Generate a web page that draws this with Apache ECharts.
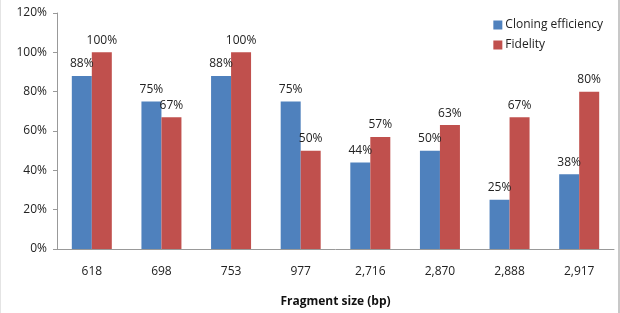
<!DOCTYPE html>
<html>
<head>
<meta charset="utf-8">
<script src="https://cdn.jsdelivr.net/npm/echarts@6/dist/echarts.min.js"></script>
<style>
  html, body { margin: 0; padding: 0; background: #fff; }
  #chart { width: 620px; height: 313px; box-sizing: border-box; border-left: 1px solid #e4e4e4; border-right: 2px solid #c8c8c8; }
</style>
</head>
<body>
<div id="chart"></div>
<script>
var fragments = ['618', '698', '753', '977', '2,716', '2,870', '2,888', '2,917'];
var cloning = [88, 75, 88, 75, 44, 50, 25, 38];
var fidelity = [100, 67, 100, 50, 57, 63, 67, 80];
var seriesNames = ['Cloning efficiency', 'Fidelity'];

var myChart = echarts.init(document.getElementById('chart'));

var labelStyle = {
    show: true,
    position: 'top',
    formatter: '{c}%',
    color: '#222',
    fontSize: 12,
    fontFamily: 'Open Sans',
    distance: 6
};

option = {
    animation: false,
    textStyle: { fontFamily: 'Open Sans' },
    grid: { left: 56, right: 4, top: 13, bottom: 62 },
    legend: {
        orient: 'vertical',
        right: 10,
        top: 14,
        itemWidth: 9,
        itemHeight: 9,
        itemGap: 8,
        icon: 'rect',
        textStyle: { fontSize: 12, color: '#222', padding: [0, 0, 0, -2] },
        data: seriesNames
    },
    xAxis: {
        type: 'category',
        data: fragments,
        name: 'Fragment size (bp)',
        nameLocation: 'middle',
        nameGap: 47,
        nameTextStyle: { fontWeight: 'bold', fontSize: 12, color: '#111' },
        axisLine: { lineStyle: { color: '#999' } },
        axisTick: { length: 5, lineStyle: { color: '#999' } },
        axisLabel: { color: '#222', fontSize: 12, margin: 17 }
    },
    yAxis: {
        type: 'value',
        min: 0,
        max: 120,
        interval: 20,
        axisLine: { show: true, lineStyle: { color: '#999' } },
        axisTick: { show: true, length: 4, lineStyle: { color: '#999' } },
        splitLine: { show: false },
        axisLabel: { formatter: '{value}%', color: '#222', fontSize: 12, margin: 10 }
    },
    series: [
        {
            name: seriesNames[0],
            type: 'bar',
            data: cloning,
            barWidth: 20,
            barGap: '0%',
            itemStyle: { color: '#4f81bd' },
            label: labelStyle
        },
        {
            name: seriesNames[1],
            type: 'bar',
            data: fidelity,
            barWidth: 20,
            itemStyle: { color: '#c0504d' },
            label: labelStyle
        }
    ]
};

myChart.setOption(option);
</script>
</body>
</html>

# # # # #

EXERCISE DIRECTIONS: Reproduce the data verbatim. Do not carry any picture into the copy.

SOLUTION FOR THIS TASK:
Generate a web page that draws this with Apache ECharts.
<!DOCTYPE html>
<html>
<head>
<meta charset="utf-8">
<script src="https://cdn.jsdelivr.net/npm/echarts@6/dist/echarts.min.js"></script>
<style>
  html, body { margin: 0; padding: 0; background: #fff; }
  #chart { width: 620px; height: 313px; box-sizing: border-box; border-left: 1px solid #e4e4e4; border-right: 2px solid #c8c8c8; }
</style>
</head>
<body>
<div id="chart"></div>
<script>
var fragments = ['618', '698', '753', '977', '2,716', '2,870', '2,888', '2,917'];
var cloning = [88, 75, 88, 75, 44, 50, 25, 38];
var fidelity = [100, 67, 100, 50, 57, 63, 67, 80];
var seriesNames = ['Cloning efficiency', 'Fidelity'];

var myChart = echarts.init(document.getElementById('chart'));

var labelStyle = {
    show: true,
    position: 'top',
    formatter: '{c}%',
    color: '#222',
    fontSize: 12,
    fontFamily: 'Open Sans',
    distance: 6
};

option = {
    animation: false,
    textStyle: { fontFamily: 'Open Sans' },
    grid: { left: 56, right: 4, top: 13, bottom: 62 },
    legend: {
        orient: 'vertical',
        right: 10,
        top: 14,
        itemWidth: 9,
        itemHeight: 9,
        itemGap: 8,
        icon: 'rect',
        textStyle: { fontSize: 12, color: '#222', padding: [0, 0, 0, -2] },
        data: seriesNames
    },
    xAxis: {
        type: 'category',
        data: fragments,
        name: 'Fragment size (bp)',
        nameLocation: 'middle',
        nameGap: 47,
        nameTextStyle: { fontWeight: 'bold', fontSize: 12, color: '#111' },
        axisLine: { lineStyle: { color: '#999' } },
        axisTick: { length: 5, lineStyle: { color: '#999' } },
        axisLabel: { color: '#222', fontSize: 12, margin: 17 }
    },
    yAxis: {
        type: 'value',
        min: 0,
        max: 120,
        interval: 20,
        axisLine: { show: true, lineStyle: { color: '#999' } },
        axisTick: { show: true, length: 4, lineStyle: { color: '#999' } },
        splitLine: { show: false },
        axisLabel: { formatter: '{value}%', color: '#222', fontSize: 12, margin: 10 }
    },
    series: [
        {
            name: seriesNames[0],
            type: 'bar',
            data: cloning,
            barWidth: 20,
            barGap: '0%',
            itemStyle: { color: '#4f81bd' },
            label: labelStyle
        },
        {
            name: seriesNames[1],
            type: 'bar',
            data: fidelity,
            barWidth: 20,
            itemStyle: { color: '#c0504d' },
            label: labelStyle
        }
    ]
};

myChart.setOption(option);
</script>
</body>
</html>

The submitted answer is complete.